Retailers and restaurants with a rateable value of less than £51,000 will have their business rates bills cut by a third over the next two years.
The Chancellor estimates this will be a saving of up to £8,000 for 90% of restaurants, cafes and shops.
He also sought to level the playing field between the high street and online retailers, introducing a digital services levy that will see tech giants taxed 2% on the money they make in the UK.
UKHospitality praised the “positive” moves but said they needed to be a springboard for further business rates reform.
“If the Government is serious about updating the rates system then we still need to see a thorough, root and branch reform of the whole system to ensure it is fair and fit for purpose in the 21st Century,” said UKHospitality chief executive Kate Nicholls.
Duty on beer, cider and spirits was frozen, which the Chancellor said would keep costs down “for patrons of the British pub”.

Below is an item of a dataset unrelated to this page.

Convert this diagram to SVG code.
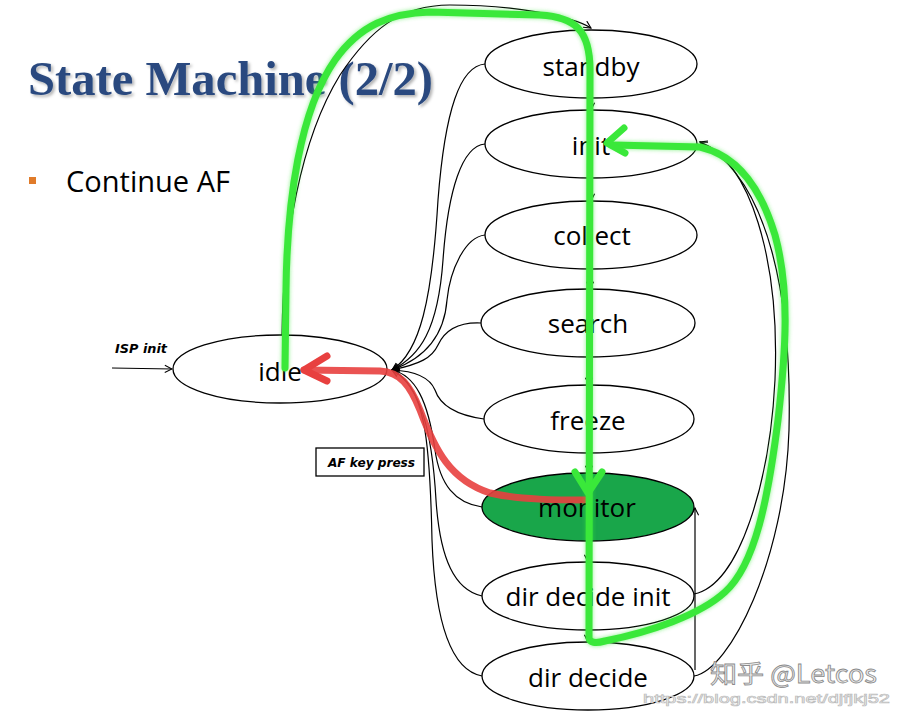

He said this would mean a saving of 2p on a pint of beer, 1p on a pint of cider and 30p on a bottle of Scotch or gin.
However wine duty will rise in line with inflation and white ciders will be taxed at a higher rate.

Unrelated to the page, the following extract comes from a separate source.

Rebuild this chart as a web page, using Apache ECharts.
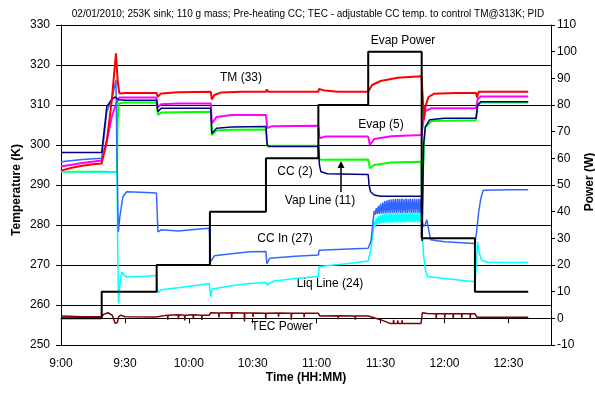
<!DOCTYPE html>
<html><head><meta charset="utf-8">
<script src="https://cdn.jsdelivr.net/npm/echarts@6/dist/echarts.min.js"></script>
<style>html,body{margin:0;padding:0;background:#fff}#c{width:595px;height:394px}</style>
</head><body><div id="c"></div>
<script>
// time in minutes after 9:00
const timeTickLabels = ['9:00','9:30','10:00','10:30','11:00','11:30','12:00','12:30'];

const evapPower = [[0,0],[19.1,10],[44.9,20],[69.9,40],[96.2,60],[120.8,80],[144.2,100],[169.3,30],[194.3,10],[219.3,10]];

const tmData = [[0,293.6],[5,294.3],[10,294.8],[15,295.2],[19.1,295.4],[21.5,301],[23.8,311],[25.8,322.9],[26.6,316],[27.4,312.9],[30,313],[44.8,313],[45.5,312.1],[47,312.9],[55,313.2],[70.3,313.3],[70.8,311.4],[72,312.5],[75,313.1],[85,313.3],[96.2,313.3],[96.6,313.9],[97.2,313.3],[110,313.3],[120.8,313.3],[121.1,314],[124,313.6],[130,313.3],[144.2,313.3],[146,315],[150,316],[158,316.8],[169.2,317.2],[169.8,312],[170.3,306.3],[171,309.5],[172.5,312],[175,312.8],[185,313],[194.8,313],[195.3,311.9],[196,313.3],[205,313.3],[219.3,313.3]];

const evapData = [[0,294.6],[10,295.5],[19.1,296.1],[21.5,301],[23.8,307],[26,310.5],[27.4,311.9],[30,311.9],[44.8,311.9],[45.5,309.4],[47,310.2],[55,310.4],[70.3,310.4],[70.8,305.4],[73,307],[80,307.5],[96.2,307.5],[96.8,304.2],[99,304.7],[120.8,304.8],[121.3,301.7],[124,302.1],[144.2,302.1],[145,300],[147,301.5],[155,302.2],[169.2,302.5],[170.1,306],[171,308.5],[174,309.2],[194.8,309.2],[195.6,311.5],[197,312.1],[219.3,312.1]];

const vapData = [[0,298.1],[19.1,298.1],[21.5,309.6],[23.8,311.4],[25.5,312],[27,311.3],[30,311.2],[44.8,311.2],[45.5,308.3],[47,309.2],[70.3,309.2],[70.8,302.9],[73,304.2],[80,304.5],[96.2,304.6],[96.8,300],[98,299.6],[120.8,299.6],[121.3,295],[122,293.3],[125,292.8],[144.2,292.6],[144.6,290],[145.3,288.3],[147,287.5],[150,287.2],[169.2,287.2],[169.5,276],[170.2,300],[171,304.5],[173,306.3],[180,306.7],[194.8,306.7],[195.6,310],[197,310.8],[219.3,310.8]];

const ccData = [[0,293.3],[10,293.3],[20,293.3],[26.3,293.2],[26.5,305],[27,310.4],[30,310.6],[44.8,310.6],[45.5,307.5],[47,308.1],[70.3,308.3],[70.8,302.5],[73,303.6],[80,303.8],[96.2,303.9],[96.8,299.6],[99,299.8],[120.8,299.8],[121.3,296.4],[124,296.3],[144.2,296.4],[145,294.2],[147,295],[155,295.6],[169.2,295.8],[169.5,285],[170.3,300],[171,304.5],[174,306],[194.8,306.2],[195.6,310],[197,310.6],[219.3,310.6]];

const ccInData = [[0,295.8],[10,296.4],[19.1,296.7],[21.5,308.3],[23.8,311.3],[25.8,316.2],[26.2,300],[26.9,278.3],[27.6,282],[29,287],[30.8,288.3],[40,288.1],[44.8,288],[45.5,278.3],[47,278.8],[55,278.5],[65,279],[69.6,279.2],[70.2,270.8],[72,272.3],[80,272.8],[88.7,273.3],[96.2,273.4],[96.6,270.3],[98,271.7],[110,272.2],[120.8,272.5],[121.2,273.7],[135,274],[144.2,274.2],[145.5,276],[146.5,281],
[147,283.5],[147.5,282.6],[148,284.2],[148.5,282.7],[149,284.8],[149.5,282.8],[150,285.3],[150.5,282.8],[151,285.7],[151.5,282.9],[152,286],[152.5,282.9],[153,286.2],[153.5,283],[154,286.3],[154.5,283],[155,286.4],[155.5,283],[156,286.5],[156.5,283],[157,286.5],[157.5,283],[158,286.6],[158.5,283.1],[159,286.5],[159.5,283],[160,286.6],[160.5,283.1],[161,286.5],[161.5,283],[162,286.6],[162.5,283],[163,286.5],[163.5,283.1],[164,286.6],[164.5,283],[165,286.5],[165.5,283],[166,286.6],[166.5,283.1],[167,286.5],[167.5,283],[168,286.6],[168.5,283],[169,286.4],
[169.5,281],[170.2,279.6],[171,280.2],[171.7,281.3],[172.5,279],[173.5,276.3],[180,275.8],[194.3,275.4],[195,278],[196,283],[197,286.5],[198.2,288.7],[210,288.8],[219.3,288.8]];

const liqData = [[0,293.3],[26.3,293.2],[26.6,275],[27,260.4],[27.8,266],[28.5,268.3],[29.5,267.5],[31,267],[40,267.2],[44.8,267.4],[45.5,263],[47,263.8],[55,264.3],[65,265],[69.6,265.4],[70.2,262.1],[71,264],[80,264.8],[88.7,265.4],[96.2,265.6],[96.6,265],[100,266],[110,266.6],[120.8,267.1],[121.2,269.6],[135,270.4],[144.2,271],[145.5,274],[146.5,278.5],
[147,281],[147.5,279.5],[148,281.8],[148.5,280],[149,282.2],[149.5,280.3],[150,282.5],[150.5,280.4],[151,282.7],[151.5,280.5],[152,282.8],[152.5,280.5],[153,282.9],[153.5,280.6],[154,283],[154.5,280.6],[155,283],[155.5,280.6],[156,283],[156.5,280.7],[157,283],[157.5,280.6],[158,283.1],[158.5,280.7],[159,283],[159.5,280.6],[160,283.1],[160.5,280.7],[161,283],[161.5,280.6],[162,283.1],[162.5,280.7],[163,283],[163.5,280.6],[164,283.1],[164.5,280.7],[165,283],[165.5,280.6],[166,283.1],[166.5,280.7],[167,283],[167.5,280.6],[168,283.1],[168.5,280.7],[169,283],
[169.5,279],[169.9,275],[170.3,272.1],[171,269],[172,267.1],[180,266.6],[194.3,265.8],[195,270],[195.5,275.8],[196.3,273],[197.5,271.2],[200,270.7],[219.3,270.6]];

const tecData = [[0,0.9],[10,0.6],[19.1,0.6],[20,1.5],[22,2.1],[24,1.2],[25.5,-1.9],[26.5,-1.5],[27,0.5],[28,1.2],[30,0.6],[44.8,0.5],[45.5,1.2],[50,1.2],[50.1,-0.5],[50.3,1.2],[55,1.3],[55.1,-0.3],[55.3,1.3],[58,1.2],[58.1,-0.8],[58.3,1.2],[62,1.3],[62.1,0],[62.3,1.3],[66,1.2],[66.1,-0.6],[66.3,1.2],[69.6,1.2],[70.2,2.1],[74,2],[74.1,0.3],[74.3,2],[80,2.1],[80.1,-0.2],[80.3,2.1],[86,2],[86.1,-1.2],[86.3,2],[90,2],[90.1,0.5],[90.3,2],[96,1.9],[96.1,-0.3],[96.3,1.9],[102,2],[102.1,0.6],[102.3,2],[108,1.9],[108.1,-0.5],[108.3,1.9],[114,1.9],[114.1,0.4],[114.3,1.9],[120.8,1.9],[121.5,0.9],[130,1],[130.1,-0.3],[130.3,1],[138,0.9],[138.1,-0.5],[138.3,0.9],[144.2,0.9],[150,-0.5],[154.4,-1.9],[156,-1.9],[156.1,-0.6],[156.3,-1.9],[158,-1.9],[158.1,-0.8],[158.3,-1.9],[160,-1.9],[160.1,-0.7],[160.3,-1.9],[169,-1.9],[169.6,2.1],[172,1.8],[176,1.7],[176.1,0],[176.3,1.7],[180,1.7],[180.1,0.2],[180.3,1.7],[184,1.7],[184.1,0],[184.3,1.7],[188,1.7],[188.1,0.2],[188.3,1.7],[192,1.7],[192.1,0.1],[192.3,1.7],[194.3,1.7],[195.3,0.4],[205,0.4],[219.3,0.4]];

const FONT = 'Liberation Sans';
const chart = echarts.init(document.getElementById('c'), null, {renderer:'canvas'});

function line(name, data, color, width, yIdx, step) {
  return {name, type:'line', data, yAxisIndex:yIdx, showSymbol:false, symbol:'none',
    step: step || false, lineStyle:{color, width}, itemStyle:{color}, animation:false, silent:true};
}

const txt = (x, y, s, opt) => Object.assign({type:'text', x, y, style:{text:s, font:'12px "'+FONT+'"', fill:'#000', align:'center', verticalAlign:'middle'}}, opt||{});

chart.setOption({
  animation:false,
  grid:{left:61, right:44, top:25, bottom:49, containLabel:false},
  xAxis:{type:'value', min:0, max:230, interval:30,
    axisLine:{lineStyle:{color:'#000', width:1}},
    axisTick:{show:true, length:5, lineStyle:{color:'#000'}},
    axisLabel:{color:'#000', fontFamily:FONT, fontSize:12, margin:13,
      formatter:v => timeTickLabels[Math.round(v/30)] !== undefined && v%30===0 ? timeTickLabels[v/30] : ''},
    splitLine:{show:false}},
  yAxis:[
    {type:'value', min:250, max:330, interval:10, position:'left',
      axisLine:{show:true, lineStyle:{color:'#000', width:1}},
      axisTick:{show:true, length:5, lineStyle:{color:'#000'}},
      axisLabel:{color:'#000', fontFamily:FONT, fontSize:12, margin:11},
      splitLine:{show:true, lineStyle:{color:'#000', width:1}}},
    {type:'value', min:-10, max:110, interval:10, position:'right',
      axisLine:{show:true, lineStyle:{color:'#000', width:1}},
      axisTick:{show:true, length:4, lineStyle:{color:'#000'}},
      axisLabel:{color:'#000', fontFamily:FONT, fontSize:12, margin:6},
      splitLine:{show:false}}
  ],
  series:[
    line('TEC Power', tecData, '#800000', 1.5, 1),
    line('CC (2)', ccData, '#00FF00', 2, 0),
    line('Evap (5)', evapData, '#FF00FF', 2, 0),
    line('Liq Line (24)', liqData, '#00FFFF', 1.5, 0),
    line('CC In (27)', ccInData, '#3366FF', 1.5, 0),
    line('Vap Line (11)', vapData, '#000080', 1.5, 0),
    line('TM (33)', tmData, '#FF0000', 2, 0),
    line('Evap Power', evapPower, '#000000', 2, 1, 'end')
  ],
  graphic:[
    txt(308, 14, '02/01/2010; 253K sink; 110 g mass; Pre-heating CC; TEC - adjustable CC temp. to control TM@313K; PID', {style:{text:'02/01/2010; 253K sink; 110 g mass; Pre-heating CC; TEC - adjustable CC temp. to control TM@313K; PID', font:'10px "'+FONT+'"', fill:'#000', align:'center', verticalAlign:'middle'}}),
    txt(403, 41, 'Evap Power'),
    txt(241, 78, 'TM (33)'),
    txt(381, 125, 'Evap (5)'),
    txt(295, 172, 'CC (2)'),
    txt(320, 201, 'Vap Line (11)'),
    txt(285, 239, 'CC In (27)'),
    txt(330, 284, 'Liq Line (24)'),
    txt(282, 327, 'TEC Power'),
    {type:'line', shape:{x1:341, y1:192, x2:341, y2:166}, style:{stroke:'#000', lineWidth:1.5}},
    {type:'polygon', shape:{points:[[341,161],[337.5,168],[344.5,168]]}, style:{fill:'#000'}},
    {type:'text', x:17, y:190, rotation:Math.PI/2, style:{text:'Temperature (K)', font:'bold 12px "'+FONT+'"', fill:'#000', align:'center', verticalAlign:'middle'}},
    {type:'text', x:590, y:182, rotation:Math.PI/2, style:{text:'Power (W)', font:'bold 12px "'+FONT+'"', fill:'#000', align:'center', verticalAlign:'middle'}},
    {type:'text', x:306, y:378, style:{text:'Time (HH:MM)', font:'bold 12px "'+FONT+'"', fill:'#000', align:'center', verticalAlign:'middle'}}
  ]
});
</script></body></html>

The Wine and Spirit Trade Association (WSTA) said this will mean the price of a bottle of wine will go up by 7p, sparkling wine 9p and an average priced bottle of fortified wine 9p. On top of this VAT will add a further 20% to the cost.
The WSTA said Hammond had “closed himself off to the concerns of our world leading industry and is wildly out of touch with British consumers”.

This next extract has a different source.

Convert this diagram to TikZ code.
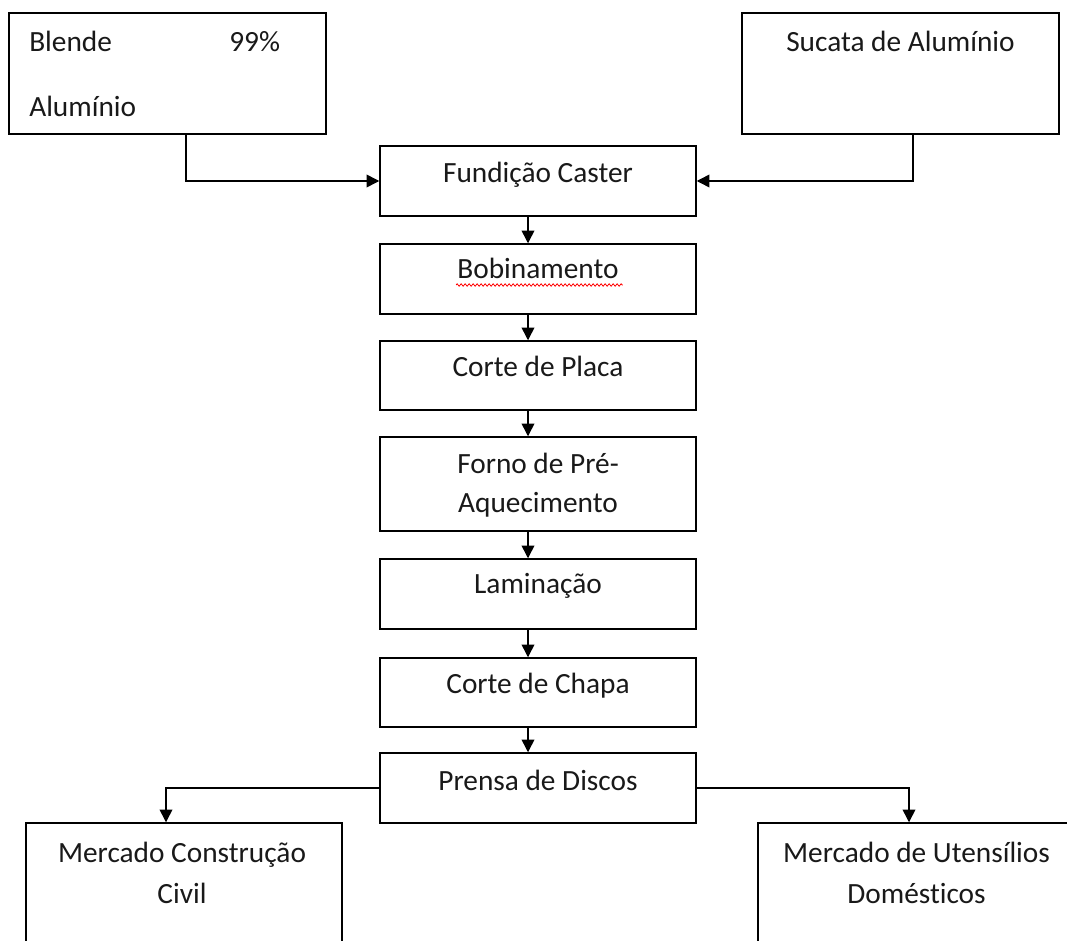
\documentclass[tikz,border=0pt]{standalone}
\usepackage{fontspec}
\setmainfont{Carlito}[RawFeature={-liga;-clig;-dlig;-calt}]
\usetikzlibrary{arrows.meta,calc,fit,decorations.pathmorphing}

\tikzset{
  box/.style={draw=black, line width=1.1pt, inner sep=0pt, fill=white},
  txt/.style={inner sep=0pt, font=\fontsize{22}{29}\selectfont, text=black!90},
  arr/.style={draw=black, line width=1.1pt, -{Triangle[length=9.5pt,width=9.5pt]}},
  spell/.style={draw=red, line width=0.6pt, decorate,
    decoration={zigzag, segment length=3pt, amplitude=0.9pt}},
}

\begin{document}
\begin{tikzpicture}[x=0.75pt, y=-0.75pt]
  \useasboundingbox (0,0) rectangle (1067,941);
  \clip (0,0) rectangle (1067,941);

  % raw materials
  \node[box, fit={(9,13) (326,134)}] (blende) {};
  \node[box, fit={(742,13) (1059,134)}] (sucata) {};

  % process chain
  \node[box, fit={(380,146) (696,216)}] (fundicao) {};
  \node[box, fit={(380,244) (696,314)}] (bob) {};
  \node[box, fit={(380,341) (696,410)}] (placa) {};
  \node[box, fit={(380,437) (696,531)}] (forno) {};
  \node[box, fit={(380,559) (696,629)}] (lamin) {};
  \node[box, fit={(380,658) (696,727)}] (chapa) {};
  \node[box, fit={(380,753) (696,823)}] (prensa) {};

  % markets
  \node[box, fit={(26,823) (342,985)}] (construcao) {};
  \node[box, fit={(758,823) (1075,985)}] (utensilios) {};

  % labels
  \node[txt, anchor=base west] (tblende) at (29,52) {Blende};
  \node[txt, anchor=base west] (tpct) at (229,52) {99\%};
  \node[txt, anchor=base west] (talum) at (29,117) {Alumínio};
  \node[txt, anchor=base] (tsucata) at (900.5,52) {Sucata de Alumínio};
  \node[txt, anchor=base] (tfund) at (538,183) {Fundição Caster};
  \node[txt, anchor=base] (tbob) at (538,278) {Bobinamento};
  \node[txt, anchor=base] (tplaca) at (538,376) {Corte de Placa};
  \node[txt, anchor=base] (tforno1) at (538,473) {Forno de Pré-};
  \node[txt, anchor=base] (tforno2) at (538,512) {Aquecimento};
  \node[txt, anchor=base] (tlamin) at (538,593) {Laminação};
  \node[txt, anchor=base] (tchapa) at (538,693) {Corte de Chapa};
  \node[txt, anchor=base] (tprensa) at (538,790) {Prensa de Discos};
  \node[txt, anchor=base] (tcons1) at (182,862) {Mercado Construção};
  \node[txt, anchor=base] (tcons2) at (182,903) {Civil};
  \node[txt, anchor=base] (tuten1) at (916.5,862) {Mercado de Utensílios};
  \node[txt, anchor=base] (tuten2) at (916.5,903) {Domést\kern0pt icos};

  % spell-check squiggle
  \draw[spell] ($(tbob.base west)+(-1,7)$) -- ($(tbob.base east)+(4,7)$);

  % connectors
  \draw[arr] ($(blende.south)+(18.5,0)$) |- (fundicao.west);
  \draw[arr] ($(sucata.south)+(12.5,0)$) |- (fundicao.east);
  \draw[arr] ($(fundicao.south)+(-10,0)$) -- ($(bob.north)+(-10,0)$);
  \draw[arr] ($(bob.south)+(-10,0)$) -- ($(placa.north)+(-10,0)$);
  \draw[arr] ($(placa.south)+(-10,0)$) -- ($(forno.north)+(-10,0)$);
  \draw[arr] ($(forno.south)+(-10,0)$) -- ($(lamin.north)+(-10,0)$);
  \draw[arr] ($(lamin.south)+(-10,0)$) -- ($(chapa.north)+(-10,0)$);
  \draw[arr] ($(chapa.south)+(-10,0)$) -- ($(prensa.north)+(-10,0)$);
  \draw[arr] (prensa.west) -| ($(construcao.north)+(-18,0)$);
  \draw[arr] (prensa.east) -| ($(utensilios.north)+(-7.5,0)$);
\end{tikzpicture}
\end{document}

The National Living Wage (NLW), the obligatory minimum amount paid to workers aged 25 and over, will rise 38p to £8.21 per hour next April. This amounts to an annual increase of around £690 for a full-time worker.
“Latte Levy” cools
There will be no tax on disposable coffee cups, despite MPs calling for a 25p tax on cups and an outright ban by 2023.
Hammond said he was not convinced an isolated levy would encourage people to shift from throwaway to reusable cups.
The amount paid by smaller businesses to the apprenticeship levy has been halved to 5%. The Chancellor also extended the minimum qualifying period for entrepreneurs relief from 12 months to two years.
What was missing?
There was still no cut in tourism VAT, despite a long-running campaign from the industry.
The Government said the issue of VAT in Northern Ireland would remain “under review” but no changes would be made for legal reasons until the UK has left the EU.
Northern Ireland is subject to the UK’s 20% tourism VAT rate, which campaigners argue puts it at a disadvantage compared to the Republic of Irelands’ 13.5% rate.